The Instructor Relationship
One of the structural advantages yoga and Pilates studios have for review collection is the depth of the instructor-client relationship. People don't just love the studio, they love their instructor. That relationship makes a direct ask from the instructor land in a completely different way than an automated message from a faceless business.
"If you've gotten something from our time together, a Google review would genuinely help me reach more people" is a different ask than "please leave us a review at the link below." The first one is a person asking. The second is a system asking. With this client base, that distinction matters more than in most industries.
What Those Reviews Do
Beyond the obvious social proof, the reviews that come from yoga and Pilates clients tend to be unusually useful for search ranking.
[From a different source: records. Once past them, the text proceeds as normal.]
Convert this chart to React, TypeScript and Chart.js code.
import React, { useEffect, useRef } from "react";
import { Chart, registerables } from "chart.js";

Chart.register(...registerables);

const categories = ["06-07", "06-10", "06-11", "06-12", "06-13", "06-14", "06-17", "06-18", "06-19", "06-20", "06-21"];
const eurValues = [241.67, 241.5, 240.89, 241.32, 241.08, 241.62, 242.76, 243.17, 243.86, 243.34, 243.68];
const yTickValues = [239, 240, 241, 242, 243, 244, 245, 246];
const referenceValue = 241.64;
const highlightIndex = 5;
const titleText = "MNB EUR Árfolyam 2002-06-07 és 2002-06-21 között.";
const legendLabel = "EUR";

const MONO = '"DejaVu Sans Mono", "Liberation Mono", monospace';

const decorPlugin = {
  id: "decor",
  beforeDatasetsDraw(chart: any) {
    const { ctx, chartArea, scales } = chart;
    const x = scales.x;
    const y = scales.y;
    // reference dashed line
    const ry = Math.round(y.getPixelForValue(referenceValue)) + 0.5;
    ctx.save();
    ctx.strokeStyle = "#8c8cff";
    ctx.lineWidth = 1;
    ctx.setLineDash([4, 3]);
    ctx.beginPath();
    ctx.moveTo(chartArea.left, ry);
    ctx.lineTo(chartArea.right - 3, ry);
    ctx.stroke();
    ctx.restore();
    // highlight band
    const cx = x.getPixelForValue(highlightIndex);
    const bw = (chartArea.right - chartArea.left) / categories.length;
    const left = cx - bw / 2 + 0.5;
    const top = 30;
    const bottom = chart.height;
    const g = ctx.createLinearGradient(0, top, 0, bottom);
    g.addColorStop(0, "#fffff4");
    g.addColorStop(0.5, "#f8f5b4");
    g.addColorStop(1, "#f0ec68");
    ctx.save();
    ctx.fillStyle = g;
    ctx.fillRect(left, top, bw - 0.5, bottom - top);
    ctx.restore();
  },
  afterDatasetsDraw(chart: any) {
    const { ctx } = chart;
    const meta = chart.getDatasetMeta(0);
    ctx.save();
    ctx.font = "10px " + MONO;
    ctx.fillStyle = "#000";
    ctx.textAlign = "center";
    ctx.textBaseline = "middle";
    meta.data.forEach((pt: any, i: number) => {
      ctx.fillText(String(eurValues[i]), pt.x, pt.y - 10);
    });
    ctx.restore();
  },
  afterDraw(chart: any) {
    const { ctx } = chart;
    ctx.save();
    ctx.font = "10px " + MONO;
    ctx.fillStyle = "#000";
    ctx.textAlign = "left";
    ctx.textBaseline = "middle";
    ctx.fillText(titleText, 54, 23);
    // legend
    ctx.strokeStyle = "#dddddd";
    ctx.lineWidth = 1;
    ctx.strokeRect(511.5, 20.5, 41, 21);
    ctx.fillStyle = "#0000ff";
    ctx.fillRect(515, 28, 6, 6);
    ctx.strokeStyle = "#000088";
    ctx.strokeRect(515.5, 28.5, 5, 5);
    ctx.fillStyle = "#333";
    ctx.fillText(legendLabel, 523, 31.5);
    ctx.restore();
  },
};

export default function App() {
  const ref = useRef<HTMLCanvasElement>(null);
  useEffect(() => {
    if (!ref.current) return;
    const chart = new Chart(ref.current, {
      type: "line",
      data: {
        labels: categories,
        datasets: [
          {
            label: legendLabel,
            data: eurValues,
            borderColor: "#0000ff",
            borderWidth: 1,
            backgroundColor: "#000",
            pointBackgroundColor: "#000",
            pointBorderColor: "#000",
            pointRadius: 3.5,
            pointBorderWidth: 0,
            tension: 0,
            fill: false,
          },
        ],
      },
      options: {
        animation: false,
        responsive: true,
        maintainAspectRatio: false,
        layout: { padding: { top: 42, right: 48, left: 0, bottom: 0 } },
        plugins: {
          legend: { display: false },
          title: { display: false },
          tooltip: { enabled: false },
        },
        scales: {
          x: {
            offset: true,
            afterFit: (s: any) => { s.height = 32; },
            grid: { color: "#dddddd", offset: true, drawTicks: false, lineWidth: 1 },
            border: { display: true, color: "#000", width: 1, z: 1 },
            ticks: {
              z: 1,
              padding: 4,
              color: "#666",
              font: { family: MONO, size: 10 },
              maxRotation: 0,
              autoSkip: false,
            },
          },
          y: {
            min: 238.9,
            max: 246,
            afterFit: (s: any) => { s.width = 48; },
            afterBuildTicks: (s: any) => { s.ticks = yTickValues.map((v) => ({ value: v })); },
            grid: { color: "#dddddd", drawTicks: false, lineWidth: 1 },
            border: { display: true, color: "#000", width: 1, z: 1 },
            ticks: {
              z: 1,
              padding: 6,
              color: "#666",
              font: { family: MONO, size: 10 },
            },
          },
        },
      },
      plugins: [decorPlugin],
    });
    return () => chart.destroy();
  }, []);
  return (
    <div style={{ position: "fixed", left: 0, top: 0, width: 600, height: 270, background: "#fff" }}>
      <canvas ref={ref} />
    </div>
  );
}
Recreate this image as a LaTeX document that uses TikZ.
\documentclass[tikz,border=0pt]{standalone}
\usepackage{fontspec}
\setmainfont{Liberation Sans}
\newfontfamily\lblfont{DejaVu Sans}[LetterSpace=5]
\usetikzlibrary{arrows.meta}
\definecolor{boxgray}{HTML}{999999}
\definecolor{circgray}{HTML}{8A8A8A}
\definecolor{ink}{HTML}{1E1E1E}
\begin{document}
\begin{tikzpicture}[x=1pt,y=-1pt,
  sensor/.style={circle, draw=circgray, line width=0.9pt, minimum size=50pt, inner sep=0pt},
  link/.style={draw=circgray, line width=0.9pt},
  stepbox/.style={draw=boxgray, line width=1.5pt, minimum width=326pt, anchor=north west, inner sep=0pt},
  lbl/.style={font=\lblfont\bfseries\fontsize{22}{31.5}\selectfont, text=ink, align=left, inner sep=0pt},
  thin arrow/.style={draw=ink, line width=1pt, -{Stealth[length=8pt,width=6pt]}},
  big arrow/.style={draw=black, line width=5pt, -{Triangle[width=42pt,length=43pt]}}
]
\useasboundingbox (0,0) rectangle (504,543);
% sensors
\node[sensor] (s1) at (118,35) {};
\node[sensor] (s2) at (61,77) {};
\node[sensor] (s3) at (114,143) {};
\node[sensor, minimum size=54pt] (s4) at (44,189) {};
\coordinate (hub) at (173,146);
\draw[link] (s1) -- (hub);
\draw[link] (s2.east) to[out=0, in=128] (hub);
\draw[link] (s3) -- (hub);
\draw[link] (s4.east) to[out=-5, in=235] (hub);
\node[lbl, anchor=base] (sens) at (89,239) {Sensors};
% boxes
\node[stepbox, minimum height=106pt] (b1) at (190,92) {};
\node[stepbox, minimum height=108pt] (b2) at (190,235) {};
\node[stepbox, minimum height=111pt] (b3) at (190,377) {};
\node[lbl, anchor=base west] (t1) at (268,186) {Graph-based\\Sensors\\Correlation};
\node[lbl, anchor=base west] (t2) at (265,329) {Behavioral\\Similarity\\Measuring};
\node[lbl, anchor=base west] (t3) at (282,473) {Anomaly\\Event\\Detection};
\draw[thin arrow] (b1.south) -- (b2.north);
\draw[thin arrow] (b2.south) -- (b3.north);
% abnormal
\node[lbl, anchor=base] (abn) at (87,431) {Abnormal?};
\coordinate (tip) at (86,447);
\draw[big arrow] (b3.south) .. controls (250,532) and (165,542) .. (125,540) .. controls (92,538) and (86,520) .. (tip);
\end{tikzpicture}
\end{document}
They're long, they're specific, and they naturally contain the keywords that matter, the studio name, the neighborhood, the instructor's name, the style of practice, the types of clients who benefit. Google's algorithm reads all of that.
A review that says "the best restorative yoga in [neighborhood] for people who've never done yoga before" is doing more SEO work than most studios' entire website copy. And it's doing it in a voice that no marketing team could replicate.
The studios with the strongest profiles in their markets didn't get there by being better than the competition. They got there by making it easy for the people who already loved them to say so where it counted.
Related: Our complete guide to getting more Google reviews covers timing, templates, QR codes, and automation in one place. We also built free tools you can start using today.
Frequently Asked Questions
How do I ask yoga clients for reviews without it feeling commercial?
Frame it around the next nervous first-timer rather than around your business. Something like: "A lot of people find us because someone wrote honestly about what it was like to walk through the door for the first time. If you've gotten something from being here, your review could be that for someone else." That framing connects the ask to the values of the community rather than to a marketing goal, and it tends to get a genuinely warm response from clients who care about the studio.
When is the best time to ask a Pilates client for a review?
After a milestone tends to work best, their first month, a movement goal they've been working toward, or a moment when they mentioned noticing a real difference. The 30-day mark is particularly strong because they've committed and started to feel the results, but the gratitude is still fresh. A direct message from their instructor at that moment, with a link, gets a very different response than a scheduled automated email.
What should a yoga or Pilates review actually say to be useful?
The most useful reviews are specific: they mention the instructor's name, the style of practice, who the studio is good for, and what changed for the client. You can't tell people what to write, but you can prompt specificity in your ask, "anything about what your experience has been like, who the studio is right for, or what you'd want someone to know before they come in for the first time" tends to produce more detailed and useful reviews than a generic ask.
Should yoga and Pilates studios respond to every Google review?
Yes, especially for the first 50-75 reviews. Responding signals to Google that you're an active business and to potential clients that you're paying attention. For positive reviews, a brief personal response, acknowledging something specific from the review if possible, is plenty. For negative reviews, keep it short, professional, and take the conversation offline. Your public response is for future clients reading it, not for the person who left it.
How many Google reviews does a yoga or Pilates studio need?
In most local markets, 50-75 reviews with a 4.5+ rating puts you in a competitive position for map pack visibility. What makes yoga and Pilates reviews particularly valuable is their quality — a detailed, emotional review from a long-term client does more work than three generic five-star ratings. Focus on asking at the right moments and the volume tends to follow.